New England Soccer Today

Ex-CT Wolves’ Bliss Recalls ’89 Qualifier in STL

Friday’s World Cup Qualifier between the United States and St. Vincent & the Grenadines will put the Yanks in St. Louis for the first time since 1997, but a local voice recently spoke about a match that took place in the historic soccer hub a generation ago.

Former Connecticut Wolves (A-League) defender and coach Brian Bliss – who most recently served as head coach of the Chicago Fire in 2015 – told USSoccer.com last week about a crucial World Cup Qualifier between the U.S. and El Salvador on Nov. 5, 1989, a game that ended in a 0-0 draw.

The U.S. went into the match hoping to get a win – which would allow them to clinch their first World Cup berth in 40 years – ahead of a tough road clash at Trinidad & Tobago.

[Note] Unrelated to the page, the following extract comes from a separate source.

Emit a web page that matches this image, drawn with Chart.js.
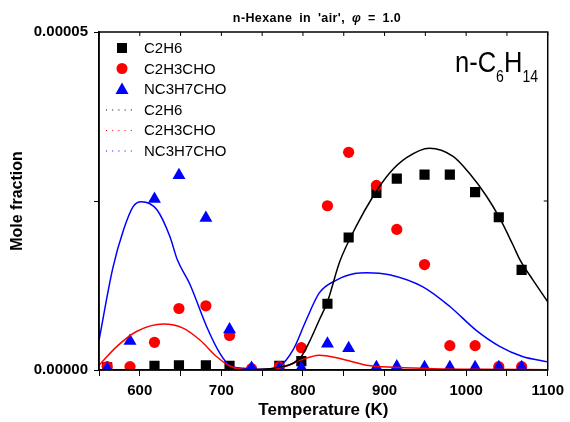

“We thought the game in St. Louis was our opportunity,” Bliss told USSoccer.com. “We thought we win in St. Louis and come out needing just a draw in Trinidad. That was manageable.”

That prospect, though, was no modest goal. The U.S. entered the match stuck in a 208-minute scoring drought during qualifying. And El Salvador wasn’t about to make it easy for their hosts, either.

“We weren’t a prolific scoring team, and as it was we were going through a rough patch up front at the time,” Bliss said. “So we knew going to Trinidad needing a goal was going to be problematic.”

Despite the scoring woes, Bliss, who also played for the Boston Bolts in 1990, nearly allowed the U.S. to snap their scoreless streak in St. Louis. In the first half, he launched a tricky, outside-footed cross that veered on frame before El Salvador’s keeper made an acrobatic save to deny.

While the guests were happy to escape with the road draw, the U.S. could only rue their chances – at least until Paul Caligiuri’s famous “Shot Heard Round the World” sealed the U.S.’s trip to Italy ’90 two weeks later.

“If we had done things the easy way, it would have been anticlimactic,” Bliss cracked. “I don’t think that team would be remembered quite as well as we are if we’d just beaten El Salvador 1-0 at home and gone down and got a draw in Trinidad.

“It definitely wasn’t on purpose, but we did it in dramatic, Hollywood fashion, and I think American soccer is probably better for it somehow.”

For the record, the U.S. is 5-1-2 all time in the city of St. Louis, and 4-1-1 in World Cup Qualifiers. That one draw? Well, it could’ve gone worse, as we all know now.